White chayote squash is very low in calories, void of cholesterol and high in dietary fiber, a combination which makes them ideal for those on weight control or cholesterol lowering diets. It also is rich in B- complex folates and vitamin C and offer some potassium and antioxidants as well.
White chayote can be used in both raw and cooked applications. It can be utilized as a substitute for potatoes, cucumbers and squash. Raw chayote can be shredded or sliced thin and added to salads and slaws. The texture of the pear-shaped squash works well in soups, curries and gumbos. Cut in half and stuff with seafood or vegetables. To prepare, the skin should be peeled and the flesh rinsed in water to remove the sticky sap exuded when sliced or peeled. The White chayote’s mellow flavor will take on the flavors of any dish. Complimentary textures and flavors include melon, chile peppers, tomatoes, soft and hard cheeses, garlic, almonds, cumin, butter, pork, shellfish and poultry. To store, keep White chayote squash at room temperature and use within two weeks.
In the United States the White chayote is also known as Mirliton and was renamed Ishreal Thibodeaux variety Mirliton in 2013. It was given the name in honor of a man in Louisiana who successfully grew the rare variety for many years and worked hard to revitalize the growth of it and other chayote varieties in New Orleans after hurricane Katrina.

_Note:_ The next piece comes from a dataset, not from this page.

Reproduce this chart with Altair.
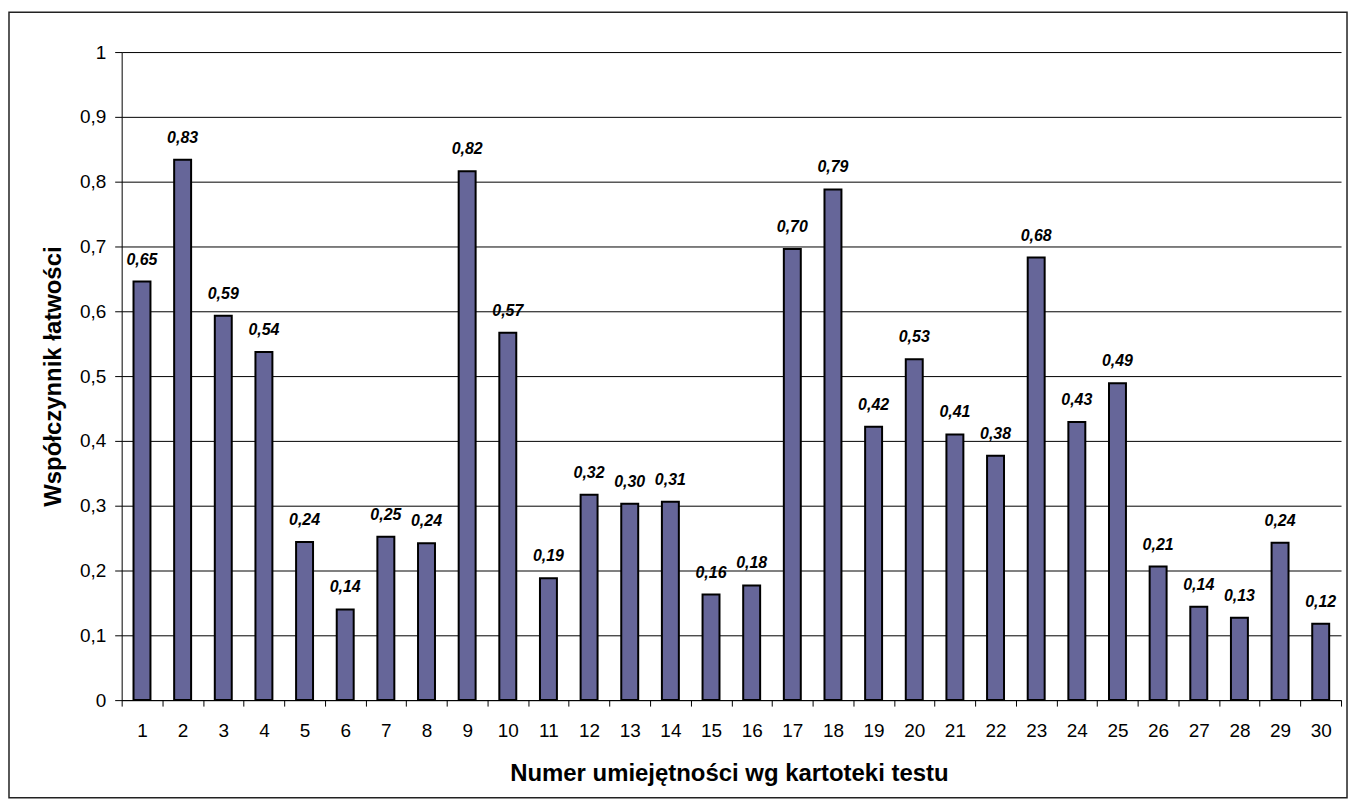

Chayote is believed to have originated in Central America and Mexico and was first cultivated during the time of the Aztec Empire. Though there is no definitive evidence it is believed that the White chayote variety as well as green and prickly all share the same historical origins. In the United States, specifically in the Deep South prior to the 1900’s there were numerous types of chayote squash grown including White chayote. The Civil War devastated much of chayote production in the South and though attempts were made to revitalize it efforts failed except in Louisiana where it has long been a staple in home gardens and an important ingredient in American cookery since the state was founded. Like the green chayote the White chayote vine once established is highly productive and can produce upwards of 50 to 100 chayote fruits per season provided they are given adequate sunlight.